Os dois discursos feitos ontem pelo presidente Michel Temer na China mostram um otimismo que não condiz com a realidade que enfrentará quando retornar ao país para começar a despachar efetivamente no lugar da ex-presidente Dilma Rousseff no Palácio do Planalto. Temer participou da abertura da Cúpula do G-20, grupo das 19 principais nações desenvolvidas e emergentes do planeta mais a União Europeia, e de uma reunião informal preparatória do encontro de líderes dos Brics, que inclui Brasil, Rússia, Índia, China e África do Sul. Nos dois momentos, sinalizou que o ajuste fiscal necessário para equilibrar as contas públicas está em curso e que a retomada da economia ocorrerá em breve. Adiantou, ainda, que o pacote de concessões deverá ser anunciado em 13 de setembro, mostrando que é “possível verificar uma positiva reversão das expectativas”. “É patente a elevação dos níveis de confiança dos agentes econômicos”, afirmou ele.
Especialistas e até mesmo parlamentares do PMDB alertam que não será tão fácil para Temer avançar nas medidas de ajuste fiscal no Congresso Nacional neste ano, em meio a eleições municipais. Além da oposição aguerrida que o PT deverá fazer às reformas estruturais, principalmente a da Previdência Social — que sequer foi anunciada e sem a qual a Proposta de Emenda à Constituição (PEC) do teto dos gastos não terá efeito algum —, a base aliada não é tão coesa como se imagina. Há divisões dentro do PMDB, e na base (PSDB e DEM), que mostra descontentamento com a série de reajustes salariais em curso. Isso sem contar com a imponderável reação dos aliados do ex-presidente da Câmara dos Deputados Eduardo Cunha (PMDB-RJ).
Infraestrutura
O presidente brasileiro aproveitou a Cúpula do G-20, realizada na cidade chinesa de Hangzhou, para anunciar que o governo elabora um amplo programa de concessões em infraestrutura e de reformas que permitirão ao país voltar a crescer. “No Brasil, o caminho do crescimento está sendo reconstruído.

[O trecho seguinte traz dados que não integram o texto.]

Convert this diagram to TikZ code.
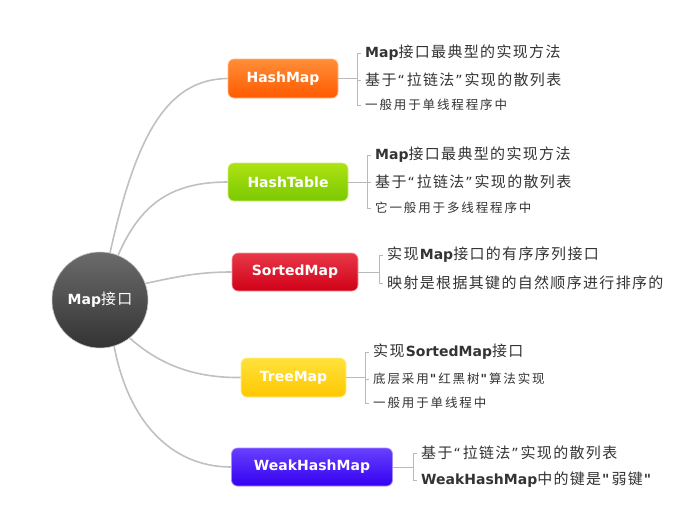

Estamos promovendo um ajuste fiscal amplo e sustentável. Juntamente com o Congresso Nacional, instituiremos um teto constitucional para o crescimento das despesas governamentais”, disse, no encontro dos Brics. “Uma ambiciosa agenda de reformas estruturais também está em curso para elevar a produtividade da economia e gerar ambiente de negócios mais favorável. Estimularemos os investimentos em infraestrutura, sobretudo por meio de concessões de estradas, portos, aeroportos, ferrovias e sistemas de geração e transmissão de energia”, emendou.
Na avaliação do economista Carlos Eduardo de Freitas, ex-diretor do Banco Central, o ajuste fiscal será um grande desafio para Temer, assim como atrair investimentos com esse clima ainda instável na política. “A situação não é absolutamente calma e, nesta semana, veremos como o mercado reagirá aos primeiros passos do novo presidente. Para ele conseguir avançar na agenda microeconômica, que inclui as concessões para atrair investimentos e estimular o crescimento, ele precisará consertar o cenário macroeconômico, que ainda é ruim porque ainda há risco político”, alertou. “Essas duas agendas estão relacionadas. O investidor só colocará recurso no país se ele achar que o risco político é inexistente”, disse ele. “Esse raciocínio de que é preciso fazer coisa errada para ficar no governo é bizarro”, emendou.
A falta de medidas de curto prazo para o ajuste fiscal mostra que as ações do governo estão concentradas na PEC do teto dos gastos. Para o especialista em contas públicas Felipe Salto, isso é uma temeridade. “Eles estão indo contra um dos princípios básicos da economia, que consiste em não colocar todos os ovos em uma única cesta”, alertou.
A série de reajustes concedidos ao funcionalismo e a falta de medidas de curto prazo para conter os gastos podem comprometer a meta fiscal de deficit de R$ 170,5 bilhões deste ano, o que agravará o quadro da dívida pública, de acordo com Freitas. “Temer colocou muita carga na decolagem e o problema é que agora ele vai tentar decolar com excesso de peso.”